Open nest of Tapinauchenius subcaeruleus with slings






_Lampropelma violaceopes_ sling






_Psalmopoeus reduncus_ sling






_Poecilotheria metallica_ juv.female






_Avicularia cf.purpurea_ sub.male






I hope you like the pics!
Best regards,

Lars


----------



## biomarine2000 (Nov 26, 2009)

You have a wonderful collection of species.


----------



## Mvskokee (Nov 26, 2009)

where do you guys get these leaves?? are they in your enclosures or what?


----------



## Anastasia (Nov 26, 2009)

Mvskokee said:


> where do you guys get these leaves?? are they in your enclosures or what?
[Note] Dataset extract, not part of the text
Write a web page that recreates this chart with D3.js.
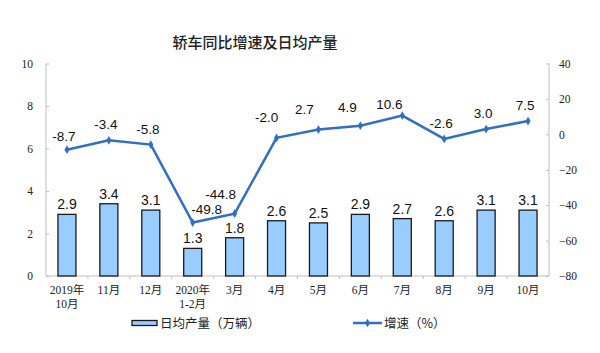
<!DOCTYPE html>
<html>
<head>
<meta charset="utf-8">
<script src="https://cdn.jsdelivr.net/npm/d3@7"></script>
<style>
  body { margin: 0; background: #fff; }
  svg { display: block; }
</style>
</head>
<body>
<svg id="chart" width="600" height="353"></svg>
<script>
const months = ['2019年|10月', '11月', '12月', '2020年|1-2月', '3月', '4月', '5月', '6月', '7月', '8月', '9月', '10月']
const output = [2.9, 3.4, 3.1, 1.3, 1.8, 2.6, 2.5, 2.9, 2.7, 2.6, 3.1, 3.1] // 日均产量 (万辆)
const growth = [-8.7, -3.4, -5.8, -49.8, -44.8, -2.0, 2.7, 4.9, 10.6, -2.6, 3.0, 7.5] // 增速 (%)
const leftTicks = [0, 2, 4, 6, 8, 10]
const rightTicks = [-80, -60, -40, -20, 0, 20, 40]

const svg = d3.select('#chart')
const plotL = 46, plotR = 549, plotT = 63.5, plotB = 276
const serif = '"Liberation Serif", "Times New Roman", "Noto Sans CJK SC", serif'
const sans = '"Liberation Sans", Arial, "Noto Sans CJK SC", sans-serif'
const axisColor = '#bfbfbf'
const lineColor = '#2f6fc4'

const x = d3.scaleBand().domain(d3.range(months.length)).range([plotL, plotR]).paddingInner(0.57).paddingOuter(0.285)
const yL = d3.scaleLinear().domain([0, 10]).range([plotB, plotT])
const yR = d3.scaleLinear().domain([-80, 40]).range([plotB, plotT])
const cx = i => x(i) + x.bandwidth() / 2

// title
svg.append('text')
  .attr('x', 255).attr('y', 48)
  .attr('text-anchor', 'middle')
  .style('font-family', '"Noto Sans CJK SC", sans-serif')
  .style('font-size', '15px')
  .style('font-weight', 500)
  .attr('fill', '#222')
  .text('轿车同比增速及日均产量')

// axes (ticks point inward)
const gL = svg.append('g').attr('transform', `translate(${plotL},0)`)
  .call(d3.axisRight(yL).tickValues(leftTicks).tickSize(3).tickFormat(d3.format('d')))
const gR = svg.append('g').attr('transform', `translate(${plotR},0)`)
  .call(d3.axisLeft(yR).tickValues(rightTicks).tickSize(3).tickFormat(d3.format('d')))
;[gL, gR].forEach(g => {
  g.select('.domain').attr('stroke', axisColor).attr('d', `M0,${plotT}V${plotB}`)
  g.selectAll('.tick line').attr('stroke', axisColor)
  g.selectAll('.tick text').style('font-family', serif).style('font-size', '11.5px').attr('fill', '#222')
})
gL.selectAll('.tick text').attr('text-anchor', 'end').attr('x', -13)
gR.selectAll('.tick text').attr('text-anchor', 'start').attr('x', 10)

// x axis baseline and boundary ticks
svg.append('line').attr('x1', plotL).attr('x2', plotR).attr('y1', plotB).attr('y2', plotB).attr('stroke', axisColor)
svg.selectAll('.xtick').data(d3.range(1, months.length)).join('line')
  .attr('x1', i => x(i) - x.step() * x.paddingInner() / 2)
  .attr('x2', i => x(i) - x.step() * x.paddingInner() / 2)
  .attr('y1', plotB).attr('y2', plotB + 3).attr('stroke', axisColor)

// category labels
svg.selectAll('.cat').data(months).join('text')
  .attr('x', (d, i) => cx(i)).attr('y', 294)
  .attr('text-anchor', 'middle')
  .style('font-family', serif).style('font-size', '11.5px').attr('fill', '#222')
  .each(function (d) {
    d.split('|').forEach((s, k) => {
      d3.select(this).append('tspan').attr('x', d3.select(this).attr('x')).attr('dy', k ? 14 : 0).text(s)
    })
  })

// bars
svg.selectAll('.bar').data(output).join('rect')
  .attr('x', (d, i) => x(i)).attr('width', x.bandwidth())
  .attr('y', d => yL(d)).attr('height', d => plotB - yL(d))
  .attr('fill', '#99ccff').attr('stroke', '#1a1a1a').attr('stroke-width', 1.3)
svg.selectAll('.barlab').data(output).join('text')
  .attr('x', (d, i) => cx(i)).attr('y', d => yL(d) - 5)
  .attr('text-anchor', 'middle')
  .style('font-family', sans).style('font-size', '14px').attr('fill', '#111')
  .text(d => d.toFixed(1))

// line
const line = d3.line().x((d, i) => cx(i)).y(d => yR(d))
svg.append('path').datum(growth).attr('d', line)
  .attr('fill', 'none').attr('stroke', lineColor).attr('stroke-width', 2.5)
svg.selectAll('.pt').data(growth).join('path')
  .attr('transform', (d, i) => `translate(${cx(i)},${yR(d)})`)
  .attr('d', d3.symbol(d3.symbolDiamond, 22)).attr('fill', lineColor)

// label nudges (Excel style placement)
const dxs = [-3, -3, -3, 14, -14, -10, -14, -13, -13, -3, -3, -3]
const dys = [-9, -11, -11, -9, -15, -16, -16, -14, -7, -11, -11, -11]
svg.selectAll('.linelab').data(growth).join('text')
  .attr('x', (d, i) => cx(i) + dxs[i]).attr('y', (d, i) => yR(d) + dys[i])
  .attr('text-anchor', 'middle')
  .style('font-family', sans).style('font-size', '13.5px').attr('fill', '#111')
  .text(d => d.toFixed(1))

// legend
const lg = svg.append('g')
lg.append('rect').attr('x', 132).attr('y', 320.5).attr('width', 25).attr('height', 5)
  .attr('fill', '#99ccff').attr('stroke', '#1a1a1a').attr('stroke-width', 1.3)
lg.append('text').attr('x', 160).attr('y', 328)
  .style('font-family', '"Noto Sans CJK SC", sans-serif').style('font-size', '12.5px').attr('fill', '#222')
  .text('日均产量（万辆）')
lg.append('line').attr('x1', 353).attr('x2', 382).attr('y1', 323).attr('y2', 323)
  .attr('stroke', lineColor).attr('stroke-width', 2.5)
lg.append('path').attr('transform', 'translate(367.5,323)').attr('d', d3.symbol(d3.symbolDiamond, 22)).attr('fill', lineColor)
lg.append('text').attr('x', 384).attr('y', 328)
  .style('font-family', '"Noto Sans CJK SC", sans-serif').style('font-size', '12.5px').attr('fill', '#222')
  .text('增速（%）')
</script>
</body>
</html>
looks like a house plant 'Peace Lily' (Spathiphyllum)


----------



## Teal (Nov 26, 2009)

*Fantastic collection you have! Lots of really awesome species *


----------



## TiogaWhiteTiger (Nov 27, 2009)

Hmm... Your`s Iridopelma spec. female is not to same Avicularia gamba?


----------



## Mattyb (Nov 27, 2009)

Beautiful spiders, and pics.


----------



## Lars F. (May 7, 2010)

Sorry for the long break!:worship:

@Mvskokee  	 
-where do you guys get these leaves?? are they in your enclosures or what?
It´s a plant at my window!

@Anastasia  	
-looks like a house plant 'Peace Lily' (Spathiphyllum)
Yes, thats right! Good eye!

@TiogaWhiteTiger  	 
-Hmm... Your`s Iridopelma spec. female is not to same Avicularia gamba?
Also a good eye but it´s Avicularia sooretama. I will post here a pic of amarture male at the next time...very beautiful tot. Also some other spiders.

Best regards,
Lars


----------



## ocean/blue (May 8, 2010)

That P.miranda is stunning:worship:, How big is your female L.violaceopes?


----------



## Lars F. (May 8, 2010)

Yes, the miranda female is really nice one! 
The L.violaceopes is really big (bigger than my large P.rufilata female)!! I´ve dont mess the legspann but it´s over 20 cm.


----------



## fartkowski (May 8, 2010)

Very nice collection.
Amazing shots as well


----------



## ocean/blue (May 8, 2010)

Wow, she's big. Are you going to breed her?


----------



## Lars F. (May 8, 2010)

I´ve breed with her for around two years. I will try it anytime again.


----------